Someone did an awful job and I am cleaning this thing up.
Anyhow, i have tons of keyword history on "blue widgets california" as broad match, in an adgroup for "blue widgets" - Great quality score, great CTR.
I moved that keyword to it's own adgroup "blue widgets california" I delete this keyword from the old adgroup.
I create an ad that HAS NOT been used before specifically for "blue widgets california"
Well, within a few minutes, my new ad is showing, and in the top of the page listing!
I thought there was at least SOME SORT of review before I get that position - Unless my keyword history is so strong, even though it is a new ad group, I am getting instant approval.
What is the exact procedure going on here?
Well, within a few minutes, my new ad is showing, and in the top of the page listing!
[edited by: Rehan at 9:03 pm (utc) on July 5, 2007]
This part of system has already been abused. You can even try something that is against the policy, and bingo, it usually works, you are in the blue.
It seems that folks over there have “other” things to do… drink coffee.
Review is automatic, no humans unless ad has been flagged, based on criteria known to Google AdWords only.
This part of system has already been abused. You can even try something that is against the policy, and bingo, it usually works, you are in the blue.
Definitely automated and not too well. I'm not abusing the system, but I have many domains. Sometimes I forget to change the display URL to a different one to see results on the new domain. The ad runs for months with mismatched URLs and display domains. There is no advantage to me in the mismatch either. My ads tend to be benign.
It's not until I catch it when making yet another change that I realize my unintended error. No disapproval in all that time, months often. Needless to say, I fix it immediately.
When humans reviewed, they'd disapprove within a day or so.
Surely less honest advertisers are abusing this "enhancement".
When I first got involved with programming 20 years ago, I thought automation would free up tedious work and create jobs in the quality control sector. I was dead wrong.
I'm sick of buggy automation with the sole purpose of eliminating jobs. I feel guilty contributing to this.
Now you call a business and can't get a human on the phone without going through 15 prompts. Emails to firms are scanned for keywords and receive automated replies.
The only people benefiting are the wealthy stockholders.
It's not how I pictured the bold new world of computing.
Israel
One thing I cannot understand is that with all that technology and brain-power we (or they) have today, why it’s still so hard to automatically compare display to “real” destination URL. I say “real” as we may have anything in destination URL for various tracking and other purposes, but still, they should be able to automatically confirm that final landing URL is matching the display one.
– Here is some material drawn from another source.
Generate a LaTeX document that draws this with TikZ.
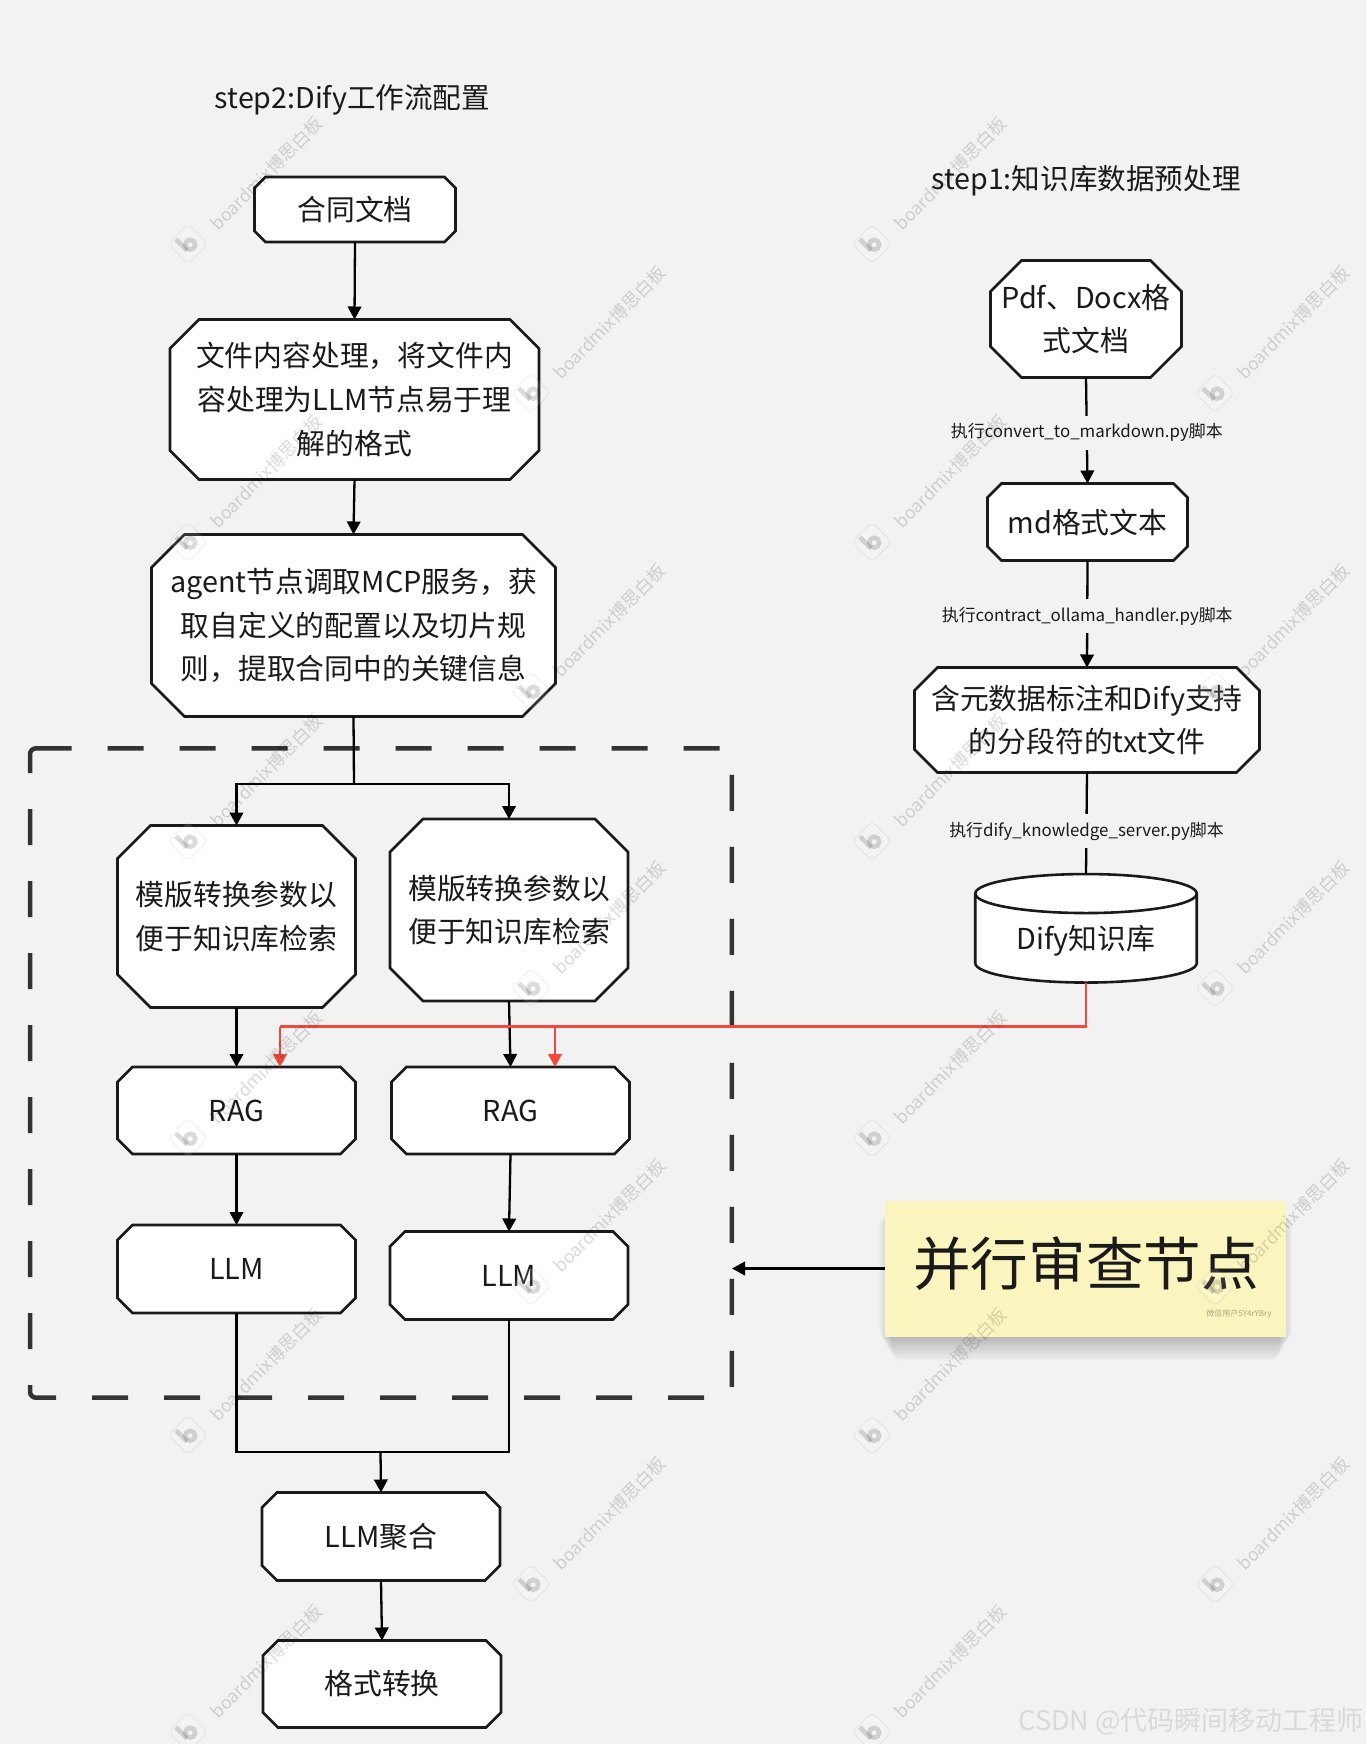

Just today I called UPS in regards of some package. I couldn’t resist but not asking the nice lady to ensure she passes my comment about their phone system. You can press “0” at any time and get a live person on the phone immediately. I said “please be sure it stays this way, I am sick and tired of automated voice systems where a phone keypad is no being used anymore”. These things actually kill business. Those dummies that have approved such thing save 3% on one side and lose 10% on other side (made-up numbers).
Oh Google, don’t automate anymore, until you get it right, please!